▶ [COLLECTED DATA]
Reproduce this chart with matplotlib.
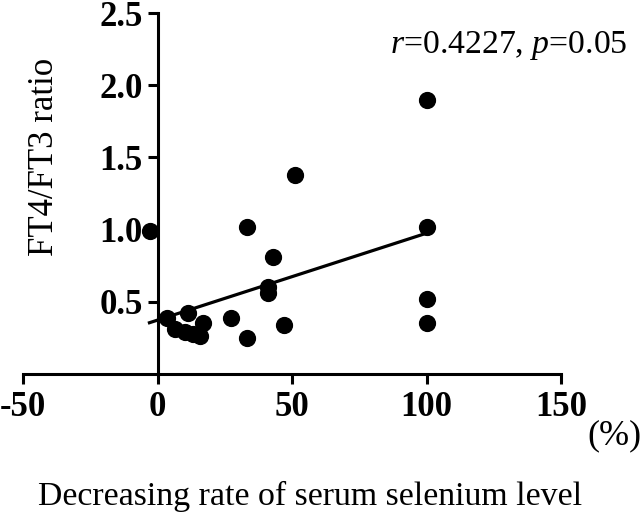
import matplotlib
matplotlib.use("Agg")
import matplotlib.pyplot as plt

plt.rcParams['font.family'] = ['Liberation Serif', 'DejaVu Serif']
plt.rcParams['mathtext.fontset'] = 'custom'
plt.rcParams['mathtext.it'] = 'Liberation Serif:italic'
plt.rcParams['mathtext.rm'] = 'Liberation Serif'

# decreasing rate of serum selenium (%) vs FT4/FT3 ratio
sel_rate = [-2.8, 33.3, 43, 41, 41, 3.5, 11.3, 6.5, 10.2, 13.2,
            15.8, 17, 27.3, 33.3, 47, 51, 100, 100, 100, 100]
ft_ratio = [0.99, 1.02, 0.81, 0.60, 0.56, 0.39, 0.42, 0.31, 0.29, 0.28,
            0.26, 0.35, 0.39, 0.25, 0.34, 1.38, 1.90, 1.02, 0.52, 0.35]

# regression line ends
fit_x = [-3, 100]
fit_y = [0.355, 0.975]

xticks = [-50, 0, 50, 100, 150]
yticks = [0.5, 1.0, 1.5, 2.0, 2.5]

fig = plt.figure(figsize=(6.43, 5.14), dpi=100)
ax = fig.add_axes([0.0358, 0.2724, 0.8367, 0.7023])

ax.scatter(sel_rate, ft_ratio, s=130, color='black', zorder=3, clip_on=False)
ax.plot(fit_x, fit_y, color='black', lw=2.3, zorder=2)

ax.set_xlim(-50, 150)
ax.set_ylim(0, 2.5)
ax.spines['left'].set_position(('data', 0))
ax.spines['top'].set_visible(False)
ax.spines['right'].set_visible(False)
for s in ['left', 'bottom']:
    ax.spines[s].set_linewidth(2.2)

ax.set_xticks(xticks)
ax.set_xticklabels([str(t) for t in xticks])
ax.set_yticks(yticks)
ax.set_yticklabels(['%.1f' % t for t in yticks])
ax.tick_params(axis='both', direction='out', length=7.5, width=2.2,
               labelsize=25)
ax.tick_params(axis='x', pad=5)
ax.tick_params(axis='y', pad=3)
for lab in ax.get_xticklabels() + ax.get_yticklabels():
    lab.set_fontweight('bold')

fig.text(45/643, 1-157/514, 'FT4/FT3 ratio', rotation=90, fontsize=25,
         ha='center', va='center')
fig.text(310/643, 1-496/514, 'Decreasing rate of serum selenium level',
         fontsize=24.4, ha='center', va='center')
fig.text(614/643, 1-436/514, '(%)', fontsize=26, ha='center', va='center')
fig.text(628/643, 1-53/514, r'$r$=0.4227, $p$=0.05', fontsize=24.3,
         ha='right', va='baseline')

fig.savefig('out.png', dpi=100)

▶ [WORK TO DO] Copy nothing but the lines from the top of the material through the line holding "ax = fig.add_axes([0.0358, 0.2724, 0.8367, 0.7023])", exactly as written; omit pictures.

▶ [RESULT OF THE TASK]
Reproduce this chart with matplotlib.
import matplotlib
matplotlib.use("Agg")
import matplotlib.pyplot as plt

plt.rcParams['font.family'] = ['Liberation Serif', 'DejaVu Serif']
plt.rcParams['mathtext.fontset'] = 'custom'
plt.rcParams['mathtext.it'] = 'Liberation Serif:italic'
plt.rcParams['mathtext.rm'] = 'Liberation Serif'

# decreasing rate of serum selenium (%) vs FT4/FT3 ratio
sel_rate = [-2.8, 33.3, 43, 41, 41, 3.5, 11.3, 6.5, 10.2, 13.2,
            15.8, 17, 27.3, 33.3, 47, 51, 100, 100, 100, 100]
ft_ratio = [0.99, 1.02, 0.81, 0.60, 0.56, 0.39, 0.42, 0.31, 0.29, 0.28,
            0.26, 0.35, 0.39, 0.25, 0.34, 1.38, 1.90, 1.02, 0.52, 0.35]

# regression line ends
fit_x = [-3, 100]
fit_y = [0.355, 0.975]

xticks = [-50, 0, 50, 100, 150]
yticks = [0.5, 1.0, 1.5, 2.0, 2.5]

fig = plt.figure(figsize=(6.43, 5.14), dpi=100)
ax = fig.add_axes([0.0358, 0.2724, 0.8367, 0.7023])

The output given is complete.